The
current issue of WIRED (or is it only the online WIRED News? I'm
not always sure which is which.) carrieds a piece on what Amazon is
doing with its search engines to tease data out of the PDF books it
carries. “Judging a Book by its Contents”
includes the following from Amazon exec. Bill Carr. Oh that news
organizations could bring the same type of thinking to their archives.
Bill Carr, Amazon's executive vice president of digital media, confirms that this is a serious attempt to sell more books.
“We've been spending a lot of time thinking, 'We have this rich digital
content, how can we pull info out and expose it to customers that makes
discovery even better?'” Carr said. “What you are seeing here are the
fruits of a lot experimenting and brainstorming.”

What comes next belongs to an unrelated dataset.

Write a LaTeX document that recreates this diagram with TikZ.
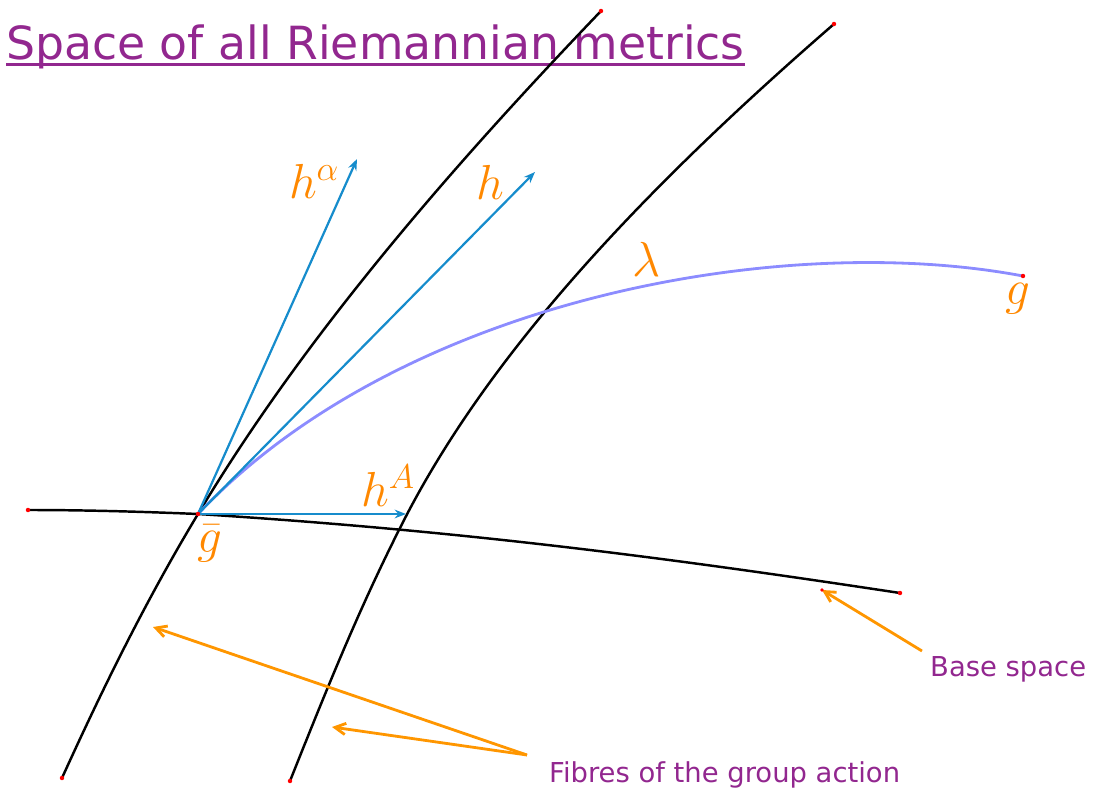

Carr points to the “adaptive unconscious” SIP from Malcolm Gladwell's best seller, Blink, as an example of how improbable data mining can get a curious reader into the long tail of Amazon's catalog.”
Benjamin Vershbow, a researcher at the Institute for the Future of the Book,”…sees Amazon's data mining as part of a trend on the web where sites are
learning to weave data sources together to create a new web experience.”
Someone, and it won't be a newspaper or magazine
publisher, will see an opportunity to do the same thing with our
archives. No, Lexis-Nexis is just a warehouse. Valuable,
but not much added value.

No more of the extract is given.